== What to do ==
Write out the entire listing below exactly as it appears, minus any pictures.

== Supplied data ==
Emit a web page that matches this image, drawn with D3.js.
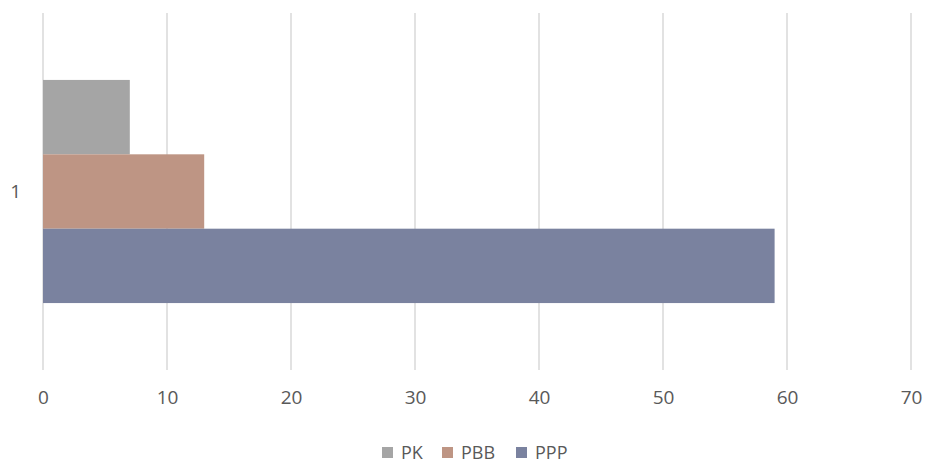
<!DOCTYPE html>
<meta charset="utf-8">
<script src="https://d3js.org/d3.v7.min.js"></script>
<style>
  body { margin: 0; background: #fff; }
  text { font-family: "Open Sans", "Liberation Sans", sans-serif; }
</style>
<div id="my_dataviz"></div>
<script>

// data
var categories = ["1"];
var seriesNames = ["PK", "PBB", "PPP"];
var seriesValues = [7, 13, 59];
var seriesColors = ["#a5a5a5", "#be9584", "#7a829f"];
var xTicks = [0, 10, 20, 30, 40, 50, 60, 70];

var width = 925, height = 463;
var margin = {top: 13, right: 14, bottom: 93, left: 43};

var svg = d3.select("#my_dataviz")
  .append("svg")
    .attr("width", width)
    .attr("height", height);

var x = d3.scaleLinear()
  .domain([0, 70])
  .range([margin.left, width - margin.right]);

var y = d3.scaleBand()
  .domain(categories)
  .range([margin.top, height - margin.bottom])
  .paddingInner(0)
  .paddingOuter(0.3);

var ySub = d3.scaleBand()
  .domain(seriesNames)
  .range([0, y.bandwidth()]);

// gridlines
svg.append("g")
  .selectAll("line")
  .data(xTicks)
  .enter()
  .append("line")
    .attr("x1", function(d){ return x(d) })
    .attr("x2", function(d){ return x(d) })
    .attr("y1", margin.top)
    .attr("y2", height - margin.bottom)
    .style("stroke", "#d9d9d9")
    .style("stroke-width", 1.5);

// x axis labels
var xAxis = svg.append("g")
  .attr("transform", "translate(0," + (height - margin.bottom + 12) + ")")
  .call(d3.axisBottom(x).tickValues(xTicks).tickSize(0).tickPadding(9));
xAxis.select(".domain").remove();
xAxis.selectAll("text").style("font-size", "19px").attr("fill", "#595959");

// y axis label
var yAxis = svg.append("g")
  .attr("transform", "translate(" + 21 + ",0)")
  .call(d3.axisLeft(y).tickSize(0).tickPadding(0));
yAxis.select(".domain").remove();
yAxis.selectAll("text").style("font-size", "19px").attr("fill", "#595959");

// bars
var rows = seriesNames.map(function(s, i){ return {name: s, value: seriesValues[i], color: seriesColors[i], cat: categories[0]} });
svg.append("g")
  .selectAll("rect")
  .data(rows)
  .enter()
  .append("rect")
    .attr("x", x(0))
    .attr("y", function(d){ return y(d.cat) + ySub(d.name) })
    .attr("width", function(d){ return x(d.value) - x(0) })
    .attr("height", ySub.bandwidth())
    .style("fill", function(d){ return d.color });

// legend
var legendX = [382, 442, 516];
var legend = svg.append("g")
  .selectAll("g")
  .data(rows)
  .enter()
  .append("g")
    .attr("transform", function(d, i){ return "translate(" + legendX[i] + ",447)" });
legend.append("rect")
  .attr("width", 11)
  .attr("height", 11)
  .style("fill", function(d){ return d.color });
legend.append("text")
  .attr("x", 19)
  .attr("y", 6)
  .attr("dy", "0.35em")
  .style("font-size", "18px")
  .attr("fill", "#595959")
  .text(function(d){ return d.name });

</script>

== Full response ==
Emit a web page that matches this image, drawn with D3.js.
<!DOCTYPE html>
<meta charset="utf-8">
<script src="https://d3js.org/d3.v7.min.js"></script>
<style>
  body { margin: 0; background: #fff; }
  text { font-family: "Open Sans", "Liberation Sans", sans-serif; }
</style>
<div id="my_dataviz"></div>
<script>

// data
var categories = ["1"];
var seriesNames = ["PK", "PBB", "PPP"];
var seriesValues = [7, 13, 59];
var seriesColors = ["#a5a5a5", "#be9584", "#7a829f"];
var xTicks = [0, 10, 20, 30, 40, 50, 60, 70];

var width = 925, height = 463;
var margin = {top: 13, right: 14, bottom: 93, left: 43};

var svg = d3.select("#my_dataviz")
  .append("svg")
    .attr("width", width)
    .attr("height", height);

var x = d3.scaleLinear()
  .domain([0, 70])
  .range([margin.left, width - margin.right]);

var y = d3.scaleBand()
  .domain(categories)
  .range([margin.top, height - margin.bottom])
  .paddingInner(0)
  .paddingOuter(0.3);

var ySub = d3.scaleBand()
  .domain(seriesNames)
  .range([0, y.bandwidth()]);

// gridlines
svg.append("g")
  .selectAll("line")
  .data(xTicks)
  .enter()
  .append("line")
    .attr("x1", function(d){ return x(d) })
    .attr("x2", function(d){ return x(d) })
    .attr("y1", margin.top)
    .attr("y2", height - margin.bottom)
    .style("stroke", "#d9d9d9")
    .style("stroke-width", 1.5);

// x axis labels
var xAxis = svg.append("g")
  .attr("transform", "translate(0," + (height - margin.bottom + 12) + ")")
  .call(d3.axisBottom(x).tickValues(xTicks).tickSize(0).tickPadding(9));
xAxis.select(".domain").remove();
xAxis.selectAll("text").style("font-size", "19px").attr("fill", "#595959");

// y axis label
var yAxis = svg.append("g")
  .attr("transform", "translate(" + 21 + ",0)")
  .call(d3.axisLeft(y).tickSize(0).tickPadding(0));
yAxis.select(".domain").remove();
yAxis.selectAll("text").style("font-size", "19px").attr("fill", "#595959");

// bars
var rows = seriesNames.map(function(s, i){ return {name: s, value: seriesValues[i], color: seriesColors[i], cat: categories[0]} });
svg.append("g")
  .selectAll("rect")
  .data(rows)
  .enter()
  .append("rect")
    .attr("x", x(0))
    .attr("y", function(d){ return y(d.cat) + ySub(d.name) })
    .attr("width", function(d){ return x(d.value) - x(0) })
    .attr("height", ySub.bandwidth())
    .style("fill", function(d){ return d.color });

// legend
var legendX = [382, 442, 516];
var legend = svg.append("g")
  .selectAll("g")
  .data(rows)
  .enter()
  .append("g")
    .attr("transform", function(d, i){ return "translate(" + legendX[i] + ",447)" });
legend.append("rect")
  .attr("width", 11)
  .attr("height", 11)
  .style("fill", function(d){ return d.color });
legend.append("text")
  .attr("x", 19)
  .attr("y", 6)
  .attr("dy", "0.35em")
  .style("font-size", "18px")
  .attr("fill", "#595959")
  .text(function(d){ return d.name });

</script>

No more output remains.